What you should do → Find the string "with" in the entries and copy each line that has it.

_____

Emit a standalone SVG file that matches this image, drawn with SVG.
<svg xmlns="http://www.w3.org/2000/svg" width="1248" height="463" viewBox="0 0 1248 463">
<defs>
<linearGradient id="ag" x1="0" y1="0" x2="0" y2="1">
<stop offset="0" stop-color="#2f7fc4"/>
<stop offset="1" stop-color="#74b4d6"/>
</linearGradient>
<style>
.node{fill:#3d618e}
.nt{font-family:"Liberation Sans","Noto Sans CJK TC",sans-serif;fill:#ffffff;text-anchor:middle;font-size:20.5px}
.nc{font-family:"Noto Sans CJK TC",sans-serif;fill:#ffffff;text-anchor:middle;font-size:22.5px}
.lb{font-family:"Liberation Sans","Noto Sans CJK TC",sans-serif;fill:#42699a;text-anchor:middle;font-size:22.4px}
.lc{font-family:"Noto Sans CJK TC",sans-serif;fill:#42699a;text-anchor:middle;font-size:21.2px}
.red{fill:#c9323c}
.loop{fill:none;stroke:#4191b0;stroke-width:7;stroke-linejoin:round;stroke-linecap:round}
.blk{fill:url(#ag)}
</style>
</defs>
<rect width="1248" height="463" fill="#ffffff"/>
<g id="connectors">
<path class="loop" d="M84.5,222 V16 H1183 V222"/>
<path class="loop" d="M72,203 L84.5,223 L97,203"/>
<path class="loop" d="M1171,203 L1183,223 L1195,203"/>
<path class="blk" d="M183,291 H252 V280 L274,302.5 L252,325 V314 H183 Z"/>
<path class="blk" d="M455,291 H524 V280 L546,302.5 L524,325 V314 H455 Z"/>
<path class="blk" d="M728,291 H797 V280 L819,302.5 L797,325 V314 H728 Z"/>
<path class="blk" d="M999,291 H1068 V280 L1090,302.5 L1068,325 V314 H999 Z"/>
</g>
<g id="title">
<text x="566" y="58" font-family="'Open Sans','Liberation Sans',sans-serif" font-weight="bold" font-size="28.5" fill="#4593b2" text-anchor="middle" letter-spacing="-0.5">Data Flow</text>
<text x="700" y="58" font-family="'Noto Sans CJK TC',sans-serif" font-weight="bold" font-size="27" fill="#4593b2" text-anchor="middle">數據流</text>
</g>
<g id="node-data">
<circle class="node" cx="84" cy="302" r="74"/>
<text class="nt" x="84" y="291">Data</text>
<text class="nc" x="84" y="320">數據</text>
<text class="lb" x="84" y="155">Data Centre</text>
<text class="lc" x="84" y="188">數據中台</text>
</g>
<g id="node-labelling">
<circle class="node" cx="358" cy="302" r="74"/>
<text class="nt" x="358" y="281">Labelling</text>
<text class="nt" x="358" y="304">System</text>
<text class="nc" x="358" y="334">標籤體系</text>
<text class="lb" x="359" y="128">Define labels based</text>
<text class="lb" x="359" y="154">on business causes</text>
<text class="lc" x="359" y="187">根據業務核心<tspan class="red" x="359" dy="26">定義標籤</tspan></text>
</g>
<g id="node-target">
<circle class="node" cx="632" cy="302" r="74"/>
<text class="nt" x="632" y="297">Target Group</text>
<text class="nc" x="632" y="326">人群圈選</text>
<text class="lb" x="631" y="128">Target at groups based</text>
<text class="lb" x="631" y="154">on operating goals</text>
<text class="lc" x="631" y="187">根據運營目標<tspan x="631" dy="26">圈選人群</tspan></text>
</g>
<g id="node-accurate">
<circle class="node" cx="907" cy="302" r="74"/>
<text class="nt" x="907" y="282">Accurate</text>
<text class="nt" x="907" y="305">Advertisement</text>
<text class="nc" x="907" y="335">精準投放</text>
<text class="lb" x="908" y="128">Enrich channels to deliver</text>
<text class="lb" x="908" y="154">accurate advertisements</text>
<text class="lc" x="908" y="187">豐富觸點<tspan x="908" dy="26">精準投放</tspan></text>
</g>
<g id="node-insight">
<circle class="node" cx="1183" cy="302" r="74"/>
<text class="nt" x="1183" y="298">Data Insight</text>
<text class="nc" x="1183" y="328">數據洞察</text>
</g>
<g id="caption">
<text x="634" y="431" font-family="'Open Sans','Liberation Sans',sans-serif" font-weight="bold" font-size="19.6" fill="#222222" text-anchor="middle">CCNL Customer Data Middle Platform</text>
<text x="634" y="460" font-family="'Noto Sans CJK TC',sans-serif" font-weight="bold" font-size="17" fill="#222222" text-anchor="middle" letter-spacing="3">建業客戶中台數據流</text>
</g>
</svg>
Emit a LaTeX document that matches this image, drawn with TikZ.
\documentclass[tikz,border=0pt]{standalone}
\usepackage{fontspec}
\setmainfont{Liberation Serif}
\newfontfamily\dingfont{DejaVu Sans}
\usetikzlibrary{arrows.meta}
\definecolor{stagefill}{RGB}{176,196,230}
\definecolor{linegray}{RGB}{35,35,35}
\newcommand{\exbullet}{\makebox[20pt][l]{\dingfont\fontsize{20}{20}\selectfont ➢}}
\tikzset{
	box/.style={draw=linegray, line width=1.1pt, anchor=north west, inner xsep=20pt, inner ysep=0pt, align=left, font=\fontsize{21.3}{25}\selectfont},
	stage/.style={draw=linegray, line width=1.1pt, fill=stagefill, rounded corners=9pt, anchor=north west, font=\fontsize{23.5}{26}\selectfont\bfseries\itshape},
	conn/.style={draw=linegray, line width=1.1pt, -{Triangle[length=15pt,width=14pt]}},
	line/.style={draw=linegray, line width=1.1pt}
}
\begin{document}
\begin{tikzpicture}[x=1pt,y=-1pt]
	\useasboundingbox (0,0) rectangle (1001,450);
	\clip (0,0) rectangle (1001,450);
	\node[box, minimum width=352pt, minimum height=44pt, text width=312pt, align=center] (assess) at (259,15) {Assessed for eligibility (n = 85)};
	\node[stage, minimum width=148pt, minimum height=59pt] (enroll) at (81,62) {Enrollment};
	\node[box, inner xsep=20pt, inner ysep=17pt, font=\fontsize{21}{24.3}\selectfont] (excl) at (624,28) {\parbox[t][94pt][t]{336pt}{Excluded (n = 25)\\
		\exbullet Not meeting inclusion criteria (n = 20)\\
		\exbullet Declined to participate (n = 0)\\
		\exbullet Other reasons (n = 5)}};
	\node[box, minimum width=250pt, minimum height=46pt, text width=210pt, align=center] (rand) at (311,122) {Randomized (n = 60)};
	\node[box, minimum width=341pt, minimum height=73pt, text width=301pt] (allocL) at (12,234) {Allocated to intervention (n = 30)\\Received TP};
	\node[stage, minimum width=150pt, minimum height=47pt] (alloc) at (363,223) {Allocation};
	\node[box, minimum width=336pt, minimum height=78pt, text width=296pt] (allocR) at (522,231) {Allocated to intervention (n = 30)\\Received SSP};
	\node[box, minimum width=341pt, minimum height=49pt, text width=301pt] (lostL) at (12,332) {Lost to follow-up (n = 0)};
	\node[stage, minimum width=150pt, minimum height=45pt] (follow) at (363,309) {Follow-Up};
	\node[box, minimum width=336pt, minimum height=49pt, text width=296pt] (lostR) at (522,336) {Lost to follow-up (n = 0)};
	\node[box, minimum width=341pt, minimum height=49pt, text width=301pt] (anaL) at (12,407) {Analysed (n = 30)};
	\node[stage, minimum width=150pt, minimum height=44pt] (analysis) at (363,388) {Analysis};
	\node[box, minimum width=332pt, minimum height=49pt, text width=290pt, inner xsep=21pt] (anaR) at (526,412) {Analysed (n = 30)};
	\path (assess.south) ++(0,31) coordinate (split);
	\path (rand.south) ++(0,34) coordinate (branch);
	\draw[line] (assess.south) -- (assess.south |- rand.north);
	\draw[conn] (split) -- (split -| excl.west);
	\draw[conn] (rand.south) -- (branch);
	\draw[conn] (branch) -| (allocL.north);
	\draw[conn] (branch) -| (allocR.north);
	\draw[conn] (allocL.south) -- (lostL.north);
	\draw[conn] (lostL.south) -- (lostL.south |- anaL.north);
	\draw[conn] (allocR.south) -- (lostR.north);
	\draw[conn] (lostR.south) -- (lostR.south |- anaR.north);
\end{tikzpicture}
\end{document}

_____

Result below →
Emit a standalone SVG file that matches this image, drawn with SVG.
Emit a LaTeX document that matches this image, drawn with TikZ.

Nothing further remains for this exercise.